- EXERCISE DETAILS -
Pictures are not part of the copy. Retype the lines from the first one through the line that contains "const fitYA = [102.9, 161.0];".

- SOURCE DATA -
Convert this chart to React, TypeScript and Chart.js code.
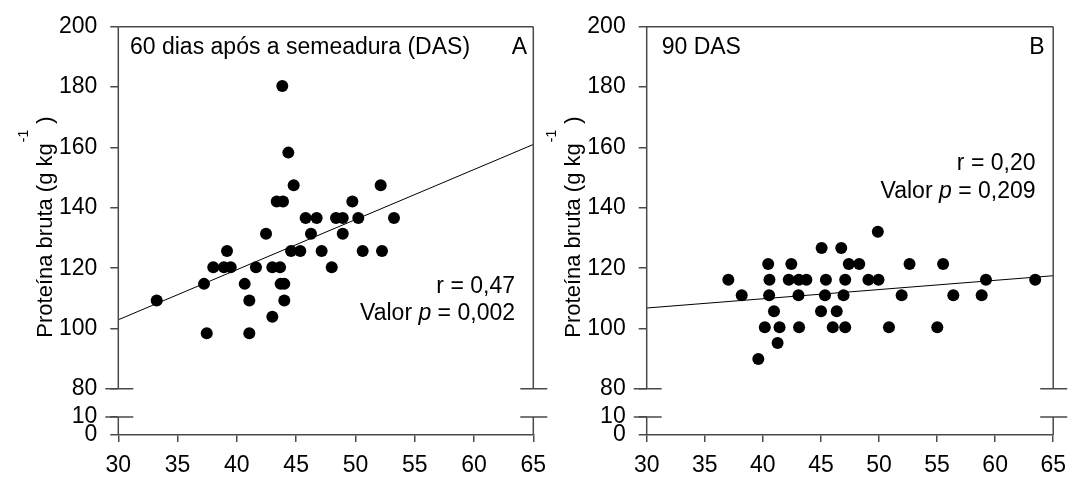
import React, { useEffect, useRef } from 'react';
import { Chart, registerables, LinearScale } from 'chart.js';

Chart.register(...registerables);

// ---- data ----
const X_TICKS = [30, 35, 40, 45, 50, 55, 60, 65];
const Y_TICKS = [0, 10, 80, 100, 120, 140, 160, 180, 200];
const Y_BREAK = [10, 80];

const xA = [43.83, 44.34, 44.79, 52.13, 43.36, 43.89, 49.74, 45.8, 46.73, 48.36, 48.93, 50.24, 53.25,
  42.46, 46.25, 48.93, 39.17, 44.57, 45.35, 47.15, 50.61, 52.24, 38.01, 38.91, 39.48, 41.61, 42.99,
  43.64, 48.0, 37.23, 40.66, 43.69, 44.0, 33.24, 41.05, 44.0, 42.99, 37.46, 41.05];
const yA = [180.4, 158.3, 147.5, 147.5, 142.1, 142.1, 142.1, 136.6, 136.6, 136.6, 136.6, 136.6, 136.6,
  131.4, 131.4, 131.4, 125.7, 125.7, 125.7, 125.7, 125.7, 125.7, 120.3, 120.3, 120.3, 120.3, 120.3,
  120.3, 120.3, 114.8, 114.8, 114.8, 114.8, 109.3, 109.3, 109.3, 103.9, 98.4, 98.4];
const fitXA = [30, 65];
const fitYA = [102.9, 161.0];

const xB = [49.9, 45.06, 46.75, 40.46, 42.45, 47.4, 48.3, 52.63, 55.52,
  37.03, 40.57, 42.23, 43.1, 43.75, 45.43, 47.09, 49.09, 49.96, 59.21, 63.45,
  38.18, 40.54, 43.07, 45.35, 46.95, 51.95, 56.4, 58.84,
  40.96, 45.01, 46.36, 40.17, 41.44, 43.12, 46.02, 47.09, 50.86, 55.02, 41.27, 39.61];
const yB = [132.1, 126.7, 126.7, 121.4, 121.4, 121.4, 121.4, 121.4, 121.4,
  116.2, 116.2, 116.2, 116.2, 116.2, 116.2, 116.2, 116.2, 116.2, 116.2, 116.2,
  111.0, 111.0, 111.0, 111.0, 111.0, 111.0, 111.0, 111.0,
  105.7, 105.7, 105.7, 100.4, 100.4, 100.4, 100.4, 100.4, 100.4, 100.4, 95.2, 89.9];
const fitXB = [30, 65];
const fitYB = [106.8, 117.5];

const Y_TITLE = 'Proteína bruta (g kg';
const Y_TITLE_SUP = '-1';
const Y_TITLE_END = ' )';

// ---- styles ----
const FONT = '"Liberation Sans", Arial, Helvetica, sans-serif';
const FS = 23;
const AX = '#4a4a4a';
const AXW = 1.5;

// Broken y scale: 0-10 at the bottom, gap, 80-200 above
const LOW_FRAC = 0.0443;
const GAP_FRAC = 0.0687;

class BrokenScale extends LinearScale {
  static id = 'brokenLinear';
  static defaults = (LinearScale as any).defaults;
  getPixelForValue(value: number) {
    if (value === null || value === undefined || isNaN(value)) return NaN;
    const top = (this as any).top;
    const bottom = (this as any).bottom;
    const H = bottom - top;
    const lowH = H * LOW_FRAC;
    const gapH = H * GAP_FRAC;
    const upH = H - lowH - gapH;
    const [b0, b1] = Y_BREAK;
    const mx = (this as any).max;
    if (value <= b0) return bottom - (value / b0) * lowH;
    if (value >= b1) return bottom - lowH - gapH - ((value - b1) / (mx - b1)) * upH;
    return bottom - lowH - ((value - b0) / (b1 - b0)) * gapH;
  }
  getValueForPixel(pixel: number) {
    const top = (this as any).top;
    const bottom = (this as any).bottom;
    const H = bottom - top;
    const lowH = H * LOW_FRAC;
    const gapH = H * GAP_FRAC;
    const upH = H - lowH - gapH;
    const [b0, b1] = Y_BREAK;
    const mx = (this as any).max;
    const d = bottom - pixel;
    if (d <= lowH) return (d / lowH) * b0;
    if (d <= lowH + gapH) return b0 + ((d - lowH) / gapH) * (b1 - b0);
    return b1 + ((d - lowH - gapH) / upH) * (mx - b1);
  }
}
Chart.register(BrokenScale as any);

type PanelCfg = {
  xs: number[]; ys: number[]; fitX: number[]; fitY: number[];
  canvasLeft: number; canvasWidth: number;
  yAxisWidth: number; padRight: number;
  title: string; titleDx: number;
  letter: string; letterDx: number;
  rText: string; pVal: string; statDx: number; rBase: number; pBase: number;
  yTitleX: number; yTitleCY: number;
};

function overlayPlugin(cfg: PanelCfg) {
  return {
    id: 'overlay',
    afterDraw(chart: any) {
      const { ctx, chartArea } = chart;
      const { left, right, top, bottom } = chartArea;
      const ys = chart.scales.y;
      const pHi = ys.getPixelForValue(Y_BREAK[1]);
      const pLo = ys.getPixelForValue(Y_BREAK[0]);
      ctx.save();
      ctx.strokeStyle = AX;
      ctx.lineWidth = AXW;
      ctx.beginPath();
      ctx.moveTo(left, top); ctx.lineTo(right, top);
      ctx.moveTo(left, top); ctx.lineTo(left, pHi);
      ctx.moveTo(left, pLo); ctx.lineTo(left, bottom);
      ctx.moveTo(right, top); ctx.lineTo(right, pHi);
      ctx.moveTo(right, pLo); ctx.lineTo(right, bottom);
      for (const p of [pHi, pLo]) {
        ctx.moveTo(left - 13, p); ctx.lineTo(left + 15, p);
        ctx.moveTo(right - 13, p); ctx.lineTo(right + 14, p);
      }
      ctx.stroke();

      ctx.fillStyle = '#000';
      ctx.textBaseline = 'alphabetic';
      ctx.font = `${FS}px ${FONT}`;
      ctx.textAlign = 'left';
      ctx.fillText(cfg.title, left + cfg.titleDx, top + 27);
      ctx.textAlign = 'right';
      ctx.fillText(cfg.letter, right - cfg.letterDx, top + 27);

      // r text
      const sx = right - cfg.statDx;
      ctx.fillText(cfg.rText, sx, cfg.rBase);
      // p text with italic p
      ctx.textAlign = 'left';
      const seg1 = 'Valor ';
      const seg3 = ' = ' + cfg.pVal;
      ctx.font = `${FS}px ${FONT}`;
      const w1 = ctx.measureText(seg1).width;
      const w3 = ctx.measureText(seg3).width;
      ctx.font = `italic ${FS}px ${FONT}`;
      const w2 = ctx.measureText('p').width;
      const x0 = sx - (w1 + w2 + w3);
      ctx.font = `${FS}px ${FONT}`;
      ctx.fillText(seg1, x0, cfg.pBase);
      ctx.font = `italic ${FS}px ${FONT}`;
      ctx.fillText('p', x0 + w1, cfg.pBase);
      ctx.font = `${FS}px ${FONT}`;
      ctx.fillText(seg3, x0 + w1 + w2, cfg.pBase);

      // y axis title with superscript
      ctx.save();
      ctx.translate(cfg.yTitleX, cfg.yTitleCY);
      ctx.rotate(-Math.PI / 2);
      ctx.font = `22px ${FONT}`;
      const wm = ctx.measureText(Y_TITLE).width;
      const we = ctx.measureText(Y_TITLE_END).width;
      ctx.font = `14px ${FONT}`;
      const ws = ctx.measureText(Y_TITLE_SUP).width;
      const tot = wm + ws + we + 1;
      let u = -tot / 2;
      ctx.textAlign = 'left';
      ctx.font = `22px ${FONT}`;
      ctx.fillText(Y_TITLE, u, 0);
      u += wm + 1;
      ctx.font = `14px ${FONT}`;
      ctx.fillText(Y_TITLE_SUP, u, -24);
      u += ws;
      ctx.font = `22px ${FONT}`;
      ctx.fillText(Y_TITLE_END, u, 0);
      ctx.restore();

      ctx.restore();
    },
  };
}

function Panel({ cfg }: { cfg: PanelCfg }) {
  const ref = useRef<HTMLCanvasElement>(null);
  useEffect(() => {
    if (!ref.current) return;
    const tickFont = { family: FONT, size: FS };
    const chart = new Chart(ref.current, {
      type: 'scatter',
      data: {
        datasets: [
          {
            type: 'scatter',
            data: cfg.xs.map((x, i) => ({ x, y: cfg.ys[i] })),
            backgroundColor: '#000',
            borderColor: '#000',
            pointRadius: 6,
            borderWidth: 0,
            order: 0,
          } as any,
          {
            type: 'line',
            data: cfg.fitX.map((x, i) => ({ x, y: cfg.fitY[i] })),
            borderColor: '#000',
            borderWidth: 1,
            pointRadius: 0,
            fill: false,
            order: 1,
          } as any,
        ],
      },
      options: {
        responsive: false,
        animation: false,
        devicePixelRatio: 1,
        layout: { padding: { left: 0, top: 21.7, right: cfg.padRight, bottom: 0 } },
        plugins: { legend: { display: false }, tooltip: { enabled: false } },
        scales: {
          x: {
            type: 'linear',
            min: X_TICKS[0],
            max: X_TICKS[X_TICKS.length - 1],
            afterBuildTicks: (s: any) => { s.ticks = X_TICKS.map((v) => ({ value: v })); },
            afterFit: (s: any) => { s.height = 44; },
            grid: { drawOnChartArea: false, drawTicks: true, tickLength: 7, color: AX, lineWidth: AXW },
            border: { display: true, color: AX, width: AXW },
            ticks: { color: '#000', font: tickFont, padding: 10, maxRotation: 0, autoSkip: false },
          },
          y: {
            type: 'brokenLinear' as any,
            min: 0,
            max: 200,
            afterBuildTicks: (s: any) => { s.ticks = Y_TICKS.map((v) => ({ value: v })); },
            afterFit: (s: any) => { s.width = cfg.yAxisWidth; },
            grid: { drawOnChartArea: false, drawTicks: true, tickLength: 8, color: AX, lineWidth: AXW },
            border: { display: false },
            ticks: { color: '#000', font: tickFont, padding: 13, autoSkip: false },
          } as any,
        },
      } as any,
      plugins: [overlayPlugin(cfg)],
    });
    return () => chart.destroy();
  }, []);
  return (
    <canvas
      ref={ref}
      width={cfg.canvasWidth}
      height={479}
      style={{ position: 'absolute', left: cfg.canvasLeft, top: 0, width: cfg.canvasWidth, height: 479 }}
    />
  );
}

const panelA: PanelCfg = {
  xs: xA, ys: yA, fitX: fitXA, fitY: fitYA,
  canvasLeft: 0, canvasWidth: 560,
  yAxisWidth: 118.3, padRight: 560 - 533.3,
  title: '60 dias após a semeadura (DAS)', titleDx: 11.7,
  letter: 'A', letterDx: 6.3,
  rText: 'r = 0,47', pVal: '0,002', statDx: 18.3, rBase: 293, pBase: 320,
  yTitleX: 51.7, yTitleCY: 227,
};

const panelB: PanelCfg = {
  xs: xB, ys: yB, fitX: fitXB, fitY: fitYB,
  canvasLeft: 538, canvasWidth: 538,
  yAxisWidth: 646.7 - 538, padRight: 538 - (1061.7 - 538),
  title: '90 DAS', titleDx: 15,
  letter: 'B', letterDx: 8.7,
  rText: 'r = 0,20', pVal: '0,209', statDx: 17.7, rBase: 170, pBase: 198,
  yTitleX: 51.7 + 528.4 - 538, yTitleCY: 227,
};

export default function App() {
  return (
    <div style={{ position: 'absolute', left: 0, top: 0, width: 1076, height: 479, background: '#fff' }}>
      <Panel cfg={panelA} />
      <Panel cfg={panelB} />
    </div>
  );
}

- TASK RESPONSE -
Convert this chart to React, TypeScript and Chart.js code.
import React, { useEffect, useRef } from 'react';
import { Chart, registerables, LinearScale } from 'chart.js';

Chart.register(...registerables);

// ---- data ----
const X_TICKS = [30, 35, 40, 45, 50, 55, 60, 65];
const Y_TICKS = [0, 10, 80, 100, 120, 140, 160, 180, 200];
const Y_BREAK = [10, 80];

const xA = [43.83, 44.34, 44.79, 52.13, 43.36, 43.89, 49.74, 45.8, 46.73, 48.36, 48.93, 50.24, 53.25,
  42.46, 46.25, 48.93, 39.17, 44.57, 45.35, 47.15, 50.61, 52.24, 38.01, 38.91, 39.48, 41.61, 42.99,
  43.64, 48.0, 37.23, 40.66, 43.69, 44.0, 33.24, 41.05, 44.0, 42.99, 37.46, 41.05];
const yA = [180.4, 158.3, 147.5, 147.5, 142.1, 142.1, 142.1, 136.6, 136.6, 136.6, 136.6, 136.6, 136.6,
  131.4, 131.4, 131.4, 125.7, 125.7, 125.7, 125.7, 125.7, 125.7, 120.3, 120.3, 120.3, 120.3, 120.3,
  120.3, 120.3, 114.8, 114.8, 114.8, 114.8, 109.3, 109.3, 109.3, 103.9, 98.4, 98.4];
const fitXA = [30, 65];
const fitYA = [102.9, 161.0];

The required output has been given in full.